One can solve this problem using different methods, but the optimal solution is then,
$$ \mathbf{x}^{\star} = \begin{bmatrix} x_{\text{Big Mac}} \newline x_{\text{Cheeseburger}} \newline x_{\text{McChicken}} \newline x_{\text{McNuggets}} \newline x_{\text{Caesar Salad}} \newline x_{\text{French Fries}} \newline x_{\text{Apple Pie}} \newline x_{\text{Coca-Cola}} \newline x_{\text{Milk}} \newline x_{\text{Orange Juice}} \end{bmatrix} = \begin{bmatrix} 0 \newline 7.48 \newline 0 \newline 0 \newline 0.27 \newline 0 \newline 3.03 \newline 0 \newline 0 \newline 0 \newline \end{bmatrix}, $$
With a total cost of $118.47$ SEK and a total of $3093.51$ kcal.

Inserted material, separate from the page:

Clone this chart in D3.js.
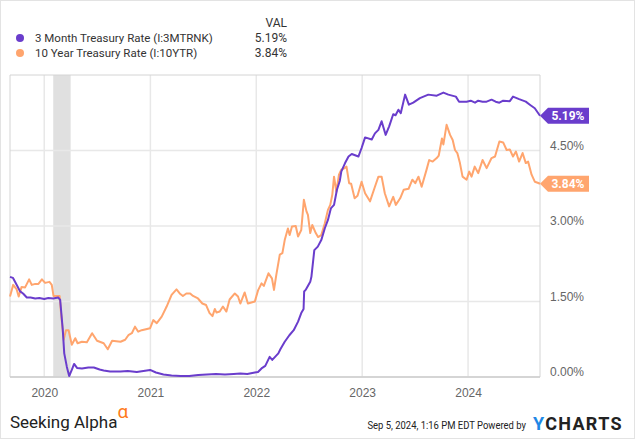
<!DOCTYPE html>
<html>
<head>
<meta charset="utf-8">
<script src="https://cdn.jsdelivr.net/npm/d3@7"></script>
<style>
  body { margin: 0; background: #fff; }
  svg { display: block; font-family: Roboto, "Noto Sans", sans-serif; }
</style>
</head>
<body>
<div id="chart"></div>
<script>
// 3 month treasury rate (I:3MTRNK)
var billDates = ["2019-09-05","2019-09-15","2019-10-01","2019-10-10","2019-10-20","2019-11-02","2019-11-15","2019-12-01","2019-12-15","2020-01-01","2020-01-15","2020-02-01","2020-02-18","2020-02-25","2020-03-05","2020-03-10","2020-03-19","2020-03-27","2020-04-05","2020-04-13","2020-04-23","2020-05-10","2020-06-01","2020-06-20","2020-07-10","2020-07-24","2020-08-15","2020-09-20","2020-10-15","2020-11-15","2020-12-31","2021-01-20","2021-02-15","2021-03-15","2021-04-15","2021-05-15","2021-06-15","2021-07-15","2021-08-15","2021-09-15","2021-10-15","2021-11-07","2021-12-01","2021-12-27","2022-01-07","2022-01-19","2022-02-01","2022-02-16","2022-02-25","2022-03-10","2022-03-18","2022-03-25","2022-04-09","2022-04-25","2022-05-10","2022-05-25","2022-06-05","2022-06-13","2022-06-15","2022-06-20","2022-07-06","2022-07-10","2022-07-20","2022-08-01","2022-08-13","2022-08-25","2022-09-05","2022-09-15","2022-09-26","2022-10-06","2022-10-16","2022-10-21","2022-11-03","2022-11-15","2022-11-26","2022-12-19","2022-12-30","2023-01-11","2023-02-03","2023-02-14","2023-02-26","2023-03-09","2023-03-23","2023-04-04","2023-04-18","2023-04-26","2023-05-06","2023-05-14","2023-05-29","2023-06-11","2023-06-26","2023-07-19","2023-08-17","2023-09-15","2023-10-08","2023-10-25","2023-11-20","2023-12-01","2023-12-27","2024-01-10","2024-01-25","2024-02-05","2024-02-20","2024-03-05","2024-03-22","2024-04-05","2024-04-18","2024-05-01","2024-05-24","2024-06-04","2024-06-25","2024-07-18","2024-08-01","2024-08-18","2024-08-30","2024-09-05"];
var billVals = [1.99,1.97,1.80,1.70,1.66,1.58,1.58,1.56,1.57,1.55,1.57,1.56,1.58,1.53,0.93,0.47,0.20,0.02,0.14,0.26,0.18,0.17,0.19,0.19,0.15,0.13,0.11,0.11,0.12,0.10,0.14,0.09,0.05,0.03,0.02,0.02,0.04,0.05,0.06,0.05,0.06,0.07,0.06,0.09,0.10,0.17,0.22,0.40,0.34,0.42,0.47,0.55,0.70,0.83,0.93,1.10,1.27,1.35,1.70,1.73,1.89,1.99,2.52,2.59,2.72,2.95,3.12,3.35,3.42,3.72,3.90,4.08,4.25,4.38,4.43,4.38,4.55,4.76,4.72,4.84,4.91,5.08,4.81,4.98,5.22,5.20,5.31,5.24,5.61,5.41,5.45,5.54,5.61,5.59,5.65,5.61,5.57,5.47,5.47,5.49,5.45,5.49,5.47,5.47,5.51,5.47,5.45,5.49,5.48,5.57,5.52,5.47,5.41,5.34,5.24,5.19];

// 10 year treasury rate (I:10YTR)
var noteDates = ["2019-09-05","2019-09-16","2019-09-28","2019-10-05","2019-10-15","2019-10-27","2019-11-10","2019-11-19","2019-12-01","2019-12-12","2019-12-24","2020-01-04","2020-01-19","2020-01-27","2020-02-02","2020-02-14","2020-02-23","2020-02-28","2020-03-08","2020-03-16","2020-03-25","2020-04-05","2020-04-17","2020-04-25","2020-05-10","2020-05-27","2020-06-14","2020-07-01","2020-07-24","2020-08-07","2020-08-22","2020-09-20","2020-10-06","2020-10-17","2020-10-29","2020-11-09","2020-11-20","2020-12-02","2020-12-31","2021-01-11","2021-01-23","2021-02-09","2021-02-26","2021-03-15","2021-04-01","2021-04-12","2021-04-23","2021-05-05","2021-05-18","2021-05-28","2021-06-14","2021-06-29","2021-07-12","2021-07-24","2021-08-03","2021-08-11","2021-08-17","2021-08-28","2021-09-08","2021-09-20","2021-10-01","2021-10-19","2021-10-30","2021-11-07","2021-11-22","2021-12-03","2021-12-27","2022-01-07","2022-01-19","2022-01-27","2022-02-12","2022-02-24","2022-03-03","2022-03-11","2022-03-23","2022-04-01","2022-04-09","2022-04-20","2022-04-26","2022-05-04","2022-05-17","2022-05-25","2022-06-05","2022-06-14","2022-06-23","2022-06-28","2022-07-06","2022-07-13","2022-07-25","2022-08-02","2022-08-13","2022-08-25","2022-09-05","2022-09-13","2022-09-20","2022-09-26","2022-10-04","2022-10-13","2022-10-21","2022-11-02","2022-11-08","2022-11-17","2022-11-24","2022-12-06","2022-12-16","2022-12-30","2023-01-11","2023-01-28","2023-02-14","2023-02-26","2023-03-09","2023-03-20","2023-04-04","2023-04-18","2023-04-27","2023-05-12","2023-05-24","2023-06-10","2023-06-23","2023-07-03","2023-07-14","2023-07-25","2023-08-11","2023-08-20","2023-09-01","2023-09-15","2023-09-22","2023-10-03","2023-10-08","2023-10-19","2023-10-31","2023-11-09","2023-11-17","2023-11-25","2023-12-04","2023-12-13","2023-12-27","2024-01-05","2024-01-13","2024-01-24","2024-02-05","2024-02-20","2024-03-05","2024-03-22","2024-04-03","2024-04-18","2024-05-01","2024-05-13","2024-05-24","2024-06-04","2024-06-14","2024-06-25","2024-07-07","2024-07-18","2024-07-26","2024-08-07","2024-08-18","2024-08-28","2024-09-05"];
var noteVals = [1.60,1.83,1.74,1.60,1.79,1.78,1.94,1.83,1.85,1.85,1.94,1.87,1.89,1.83,1.61,1.61,1.61,1.27,0.74,0.93,0.93,0.64,0.77,0.67,0.70,0.69,0.87,0.72,0.67,0.55,0.72,0.70,0.74,0.83,0.87,1.00,0.90,0.93,0.97,1.13,1.07,1.20,1.40,1.63,1.74,1.66,1.61,1.66,1.66,1.61,1.56,1.46,1.43,1.27,1.21,1.35,1.28,1.30,1.40,1.30,1.54,1.66,1.60,1.46,1.68,1.46,1.50,1.72,1.86,1.81,2.06,1.96,1.73,2.03,2.43,2.46,2.72,2.95,2.82,2.99,3.00,2.79,2.92,3.52,3.29,3.22,2.86,3.02,2.86,2.78,2.82,3.05,3.32,3.42,3.62,3.98,3.68,4.02,4.12,4.15,4.18,3.85,3.84,3.55,3.60,3.88,3.65,3.49,3.78,3.98,3.98,3.65,3.39,3.58,3.42,3.55,3.72,3.74,3.92,3.85,3.98,3.78,4.12,4.31,4.28,4.35,4.40,4.74,4.62,5.01,4.81,4.71,4.51,4.45,4.25,3.98,3.92,4.08,3.98,4.18,4.05,4.31,4.15,4.35,4.38,4.68,4.66,4.51,4.52,4.38,4.48,4.28,4.45,4.25,4.28,4.02,3.88,3.86,3.84];

var yTicks = [0, 1.5, 3, 4.5];
var yearTicks = ["2020-01-01","2021-01-01","2022-01-01","2023-01-01","2024-01-01"];
var recession = ["2020-02-01","2020-04-01"];
var seriesNames = ["3 Month Treasury Rate (I:3MTRNK)", "10 Year Treasury Rate (I:10YTR)"];
var lastVals = ["5.19%", "3.84%"];

var purple = "#6a3dcc", orange = "#ffa56e";
var W = 635, H = 439;
var margin = {top: 75, right: 95, bottom: 62, left: 10};
var parse = d3.timeParse("%Y-%m-%d");

var svg = d3.select("#chart").append("svg")
  .attr("width", W).attr("height", H);

// outer border
svg.append("rect").attr("x", 0.5).attr("y", 0.5)
  .attr("width", W - 1).attr("height", H - 1)
  .attr("fill", "#fff").attr("stroke", "#e3e3e3");

var x = d3.scaleTime()
  .domain([parse("2019-09-05"), parse("2024-09-05")])
  .range([margin.left, W - margin.right]);
var y = d3.scaleLinear()
  .domain([0, 6])
  .range([H - margin.bottom, margin.top]);

// recession band
svg.append("rect")
  .attr("x", x(parse(recession[0])))
  .attr("y", y(6))
  .attr("width", x(parse(recession[1])) - x(parse(recession[0])))
  .attr("height", y(0) - y(6))
  .attr("fill", "#e0e0e0");

// grid
svg.append("g").selectAll("line").data(yTicks).enter().append("line")
  .attr("x1", x.range()[0]).attr("x2", x.range()[1])
  .attr("y1", function(d) { return y(d); }).attr("y2", function(d) { return y(d); })
  .attr("stroke", "#e8e8e8").attr("stroke-width", 1.5);
svg.append("g").selectAll("line").data(yearTicks).enter().append("line")
  .attr("x1", function(d) { return x(parse(d)); }).attr("x2", function(d) { return x(parse(d)); })
  .attr("y1", y(6)).attr("y2", y(0))
  .attr("stroke", "#e8e8e8").attr("stroke-width", 1.5);

// frame
svg.append("path")
  .attr("d", "M" + x.range()[0] + "," + y(0) + "V" + y(6) + "H" + x.range()[1] + "V" + y(0))
  .attr("fill", "none").attr("stroke", "#d4d4d4").attr("stroke-width", 1);
svg.append("line")
  .attr("x1", x.range()[0]).attr("x2", x.range()[1])
  .attr("y1", y(0)).attr("y2", y(0))
  .attr("stroke", "#cccccc").attr("stroke-width", 1.5);

// axes
var xAxis = svg.append("g")
  .attr("transform", "translate(0," + (y(0) + 6) + ")")
  .call(d3.axisBottom(x).tickValues(yearTicks.map(parse)).tickSize(0).tickFormat(d3.timeFormat("%Y")));
xAxis.select(".domain").remove();
xAxis.selectAll("text").attr("fill", "#666").attr("font-size", 12).attr("dy", "0.95em");

var yAxis = svg.append("g")
  .attr("transform", "translate(" + (x.range()[1] + 7) + ",0)")
  .call(d3.axisRight(y).tickValues(yTicks).tickSize(0).tickFormat(function(d) { return d3.format(".2f")(d) + "%"; }));
yAxis.select(".domain").remove();
yAxis.selectAll("text").attr("fill", "#666").attr("font-size", 12).attr("dy", "-0.1em");

// lines
var line = d3.line()
  .x(function(d) { return x(d[0]); })
  .y(function(d) { return y(d[1]); });
var bill = billDates.map(function(d, i) { return [parse(d), billVals[i]]; });
var note = noteDates.map(function(d, i) { return [parse(d), noteVals[i]]; });

svg.append("path").datum(note).attr("d", line)
  .attr("fill", "none").attr("stroke", orange).attr("stroke-width", 2).attr("stroke-linejoin", "round");
svg.append("path").datum(bill).attr("d", line)
  .attr("fill", "none").attr("stroke", purple).attr("stroke-width", 2).attr("stroke-linejoin", "round");

// end tags
[[billVals[billVals.length - 1], purple, lastVals[0]], [noteVals[noteVals.length - 1], orange, lastVals[1]]].forEach(function(t) {
  var ty = y(t[0]), x0 = x.range()[1];
  svg.append("path")
    .attr("d", "M" + x0 + "," + ty + "L" + (x0 + 8) + "," + (ty - 8) + "H" + (x0 + 49) + "V" + (ty + 8) + "H" + (x0 + 8) + "Z")
    .attr("fill", t[1]);
  svg.append("text").attr("x", x0 + 28).attr("y", ty).attr("dy", "0.36em")
    .attr("text-anchor", "middle").attr("fill", "#fff")
    .attr("font-size", 12).attr("font-weight", "bold").text(t[2]);
});

// legend
var legend = svg.append("g");
legend.append("text").attr("x", 287).attr("y", 27).attr("text-anchor", "end")
  .attr("font-size", 12).attr("fill", "#333").text("VAL");
[purple, orange].forEach(function(c, i) {
  var ly = 38 + i * 15;
  legend.append("circle").attr("cx", 20).attr("cy", ly).attr("r", 4).attr("fill", c);
  legend.append("text").attr("x", 35).attr("y", ly).attr("dy", "0.35em")
    .attr("font-size", 11.5).attr("fill", "#333").text(seriesNames[i]);
  legend.append("text").attr("x", 287).attr("y", ly).attr("dy", "0.35em").attr("text-anchor", "end")
    .attr("font-size", 12).attr("fill", "#333").text(lastVals[i]);
});

// footer
var sa = svg.append("text").attr("x", 10).attr("y", 428).attr("font-size", 17).attr("fill", "#222");
sa.append("tspan").text("Seeking Alpha");
sa.append("tspan").attr("dy", -10).attr("font-size", 19).attr("fill", "#ff7a1a").text("\u03b1");

// date stamp: narrow type, squeezed horizontally
svg.append("text")
  .attr("transform", "translate(526,429) scale(0.86,1)")
  .attr("text-anchor", "end")
  .attr("font-size", 11).attr("fill", "#222")
  .text("Sep 5, 2024, 1:16 PM EDT Powered by");
var yc = svg.append("text").attr("x", 533).attr("y", 430).attr("font-size", 18)
  .attr("font-weight", "bold").attr("letter-spacing", 1.3);
yc.append("tspan").attr("fill", "#1e88e5").text("Y");
yc.append("tspan").attr("fill", "#222").text("CHARTS");
</script>
</body>
</html>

But we can’t really buy $0.27$ of a Caesar Salad, so we would have to modify the model to account for this. If we add the constraint that $x_j$ should be an integer, the optimal solution becomes,
$$ \mathbf{x}^{\star} = \begin{bmatrix} x_{\text{Big Mac}} \newline x_{\text{Cheeseburger}} \newline x_{\text{McChicken}} \newline x_{\text{McNuggets}} \newline x_{\text{Caesar Salad}} \newline x_{\text{French Fries}} \newline x_{\text{Apple Pie}} \newline x_{\text{Coca-Cola}} \newline x_{\text{Milk}} \newline x_{\text{Orange Juice}} \end{bmatrix} = \begin{bmatrix} 0 \newline 7 \newline 0 \newline 0 \newline 1 \newline 0 \newline 3 \newline 0 \newline 0 \newline 0 \newline \end{bmatrix}, $$
with a total cost of $150$ SEK and a total of $3200$ kcal. It might look like we just rounded the previous solution, and that can sometimes give an okay answer for integer programming problems, but we can get very different solutions by solving the integer programming problem directly.
Supervised Learning
Let’s also define supervised learning 2 as an optimization problem.
Supervised learning for classification can be defined as follows.
- Given data pairs $(\mathbf{x}_{\ell}, y_{\ell}) \in \mathbb{R}^{n} \times \{1, \ldots, M \}, \ell = 1, \ldots N$,
- We want to find a mapping $G : \mathbb{R}^{n} \mapsto \{1, \ldots, M\}$ such that $G(\mathbf{x}_i) = y_i$.
One way to do it,
- Parameterize a neural network $G_{\mathbf{\theta}} : \mathbb{R}^{n} \mapsto \Delta$, where $\Delta = \{\mathbf{s} \in \mathbb{R}^{M} | \mathbf{s} \geq \mathbf{0}, \sum_{i=1}^M s_i = 1 \}$.
- Let $\mathbf{e}_i \in \mathbb{R}^{M}$ be the $i$-th unit vector, and $E : \{1, \ldots , M \} \mapsto \{\mathbf{e}_i \}_{i = 1}^M, E : i \mapsto \mathbf{e}_i$.
- Let $F : \Delta \times \Delta \mapsto \mathbb{R}, F : (\mathbf{t}, \mathbf{s}) \mapsto - \sum_{i=1}^M t_i \log(s_i)$ (Cross-Entropy loss function).
- Solve, $$ \mathbf{\hat{\theta}} = \underset{\mathbf{\theta} \in \Theta}{\arg \min} \ \sum_{\ell = 1}^N F(E(y_{\ell}, G_{\mathbf{\theta}}(\mathbf{x}_{\ell}))). $$
So, our ML algorithm for classification is $G_{\mathbf{\hat{\theta}}}$.